- **PROVIDED DATA**
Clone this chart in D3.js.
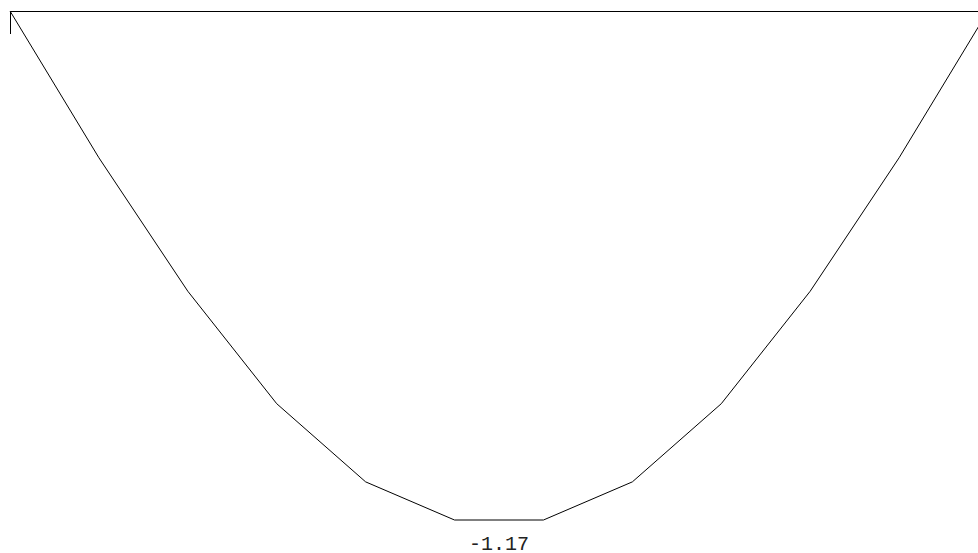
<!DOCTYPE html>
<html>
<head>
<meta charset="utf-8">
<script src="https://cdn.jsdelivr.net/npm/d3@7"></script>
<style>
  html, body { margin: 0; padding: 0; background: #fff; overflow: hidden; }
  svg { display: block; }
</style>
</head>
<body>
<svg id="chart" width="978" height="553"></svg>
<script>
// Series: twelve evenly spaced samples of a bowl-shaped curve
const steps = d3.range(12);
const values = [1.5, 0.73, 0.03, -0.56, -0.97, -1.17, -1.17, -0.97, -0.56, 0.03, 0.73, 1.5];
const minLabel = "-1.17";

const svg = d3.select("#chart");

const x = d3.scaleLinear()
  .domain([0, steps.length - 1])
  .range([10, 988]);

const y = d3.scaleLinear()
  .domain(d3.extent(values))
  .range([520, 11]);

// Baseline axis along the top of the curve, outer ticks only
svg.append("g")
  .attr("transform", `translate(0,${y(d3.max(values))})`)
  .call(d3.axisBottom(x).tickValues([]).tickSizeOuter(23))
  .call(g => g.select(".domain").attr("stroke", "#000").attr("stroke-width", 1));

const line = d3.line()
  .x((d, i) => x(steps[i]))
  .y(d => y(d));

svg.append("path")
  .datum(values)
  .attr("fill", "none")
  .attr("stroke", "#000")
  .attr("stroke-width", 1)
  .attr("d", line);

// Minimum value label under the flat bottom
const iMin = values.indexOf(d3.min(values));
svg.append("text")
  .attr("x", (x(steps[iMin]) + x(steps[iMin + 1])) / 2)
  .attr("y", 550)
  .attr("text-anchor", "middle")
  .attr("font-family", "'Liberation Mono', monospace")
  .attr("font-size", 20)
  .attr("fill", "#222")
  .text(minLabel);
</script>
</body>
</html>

- **WHAT IS BEING ASKED**
Exclude the pictures, and transcribe all of the material exactly.

- **FULL OUTPUT**
Clone this chart in D3.js.
<!DOCTYPE html>
<html>
<head>
<meta charset="utf-8">
<script src="https://cdn.jsdelivr.net/npm/d3@7"></script>
<style>
  html, body { margin: 0; padding: 0; background: #fff; overflow: hidden; }
  svg { display: block; }
</style>
</head>
<body>
<svg id="chart" width="978" height="553"></svg>
<script>
// Series: twelve evenly spaced samples of a bowl-shaped curve
const steps = d3.range(12);
const values = [1.5, 0.73, 0.03, -0.56, -0.97, -1.17, -1.17, -0.97, -0.56, 0.03, 0.73, 1.5];
const minLabel = "-1.17";

const svg = d3.select("#chart");

const x = d3.scaleLinear()
  .domain([0, steps.length - 1])
  .range([10, 988]);

const y = d3.scaleLinear()
  .domain(d3.extent(values))
  .range([520, 11]);

// Baseline axis along the top of the curve, outer ticks only
svg.append("g")
  .attr("transform", `translate(0,${y(d3.max(values))})`)
  .call(d3.axisBottom(x).tickValues([]).tickSizeOuter(23))
  .call(g => g.select(".domain").attr("stroke", "#000").attr("stroke-width", 1));

const line = d3.line()
  .x((d, i) => x(steps[i]))
  .y(d => y(d));

svg.append("path")
  .datum(values)
  .attr("fill", "none")
  .attr("stroke", "#000")
  .attr("stroke-width", 1)
  .attr("d", line);

// Minimum value label under the flat bottom
const iMin = values.indexOf(d3.min(values));
svg.append("text")
  .attr("x", (x(steps[iMin]) + x(steps[iMin + 1])) / 2)
  .attr("y", 550)
  .attr("text-anchor", "middle")
  .attr("font-family", "'Liberation Mono', monospace")
  .attr("font-size", 20)
  .attr("fill", "#222")
  .text(minLabel);
</script>
</body>
</html>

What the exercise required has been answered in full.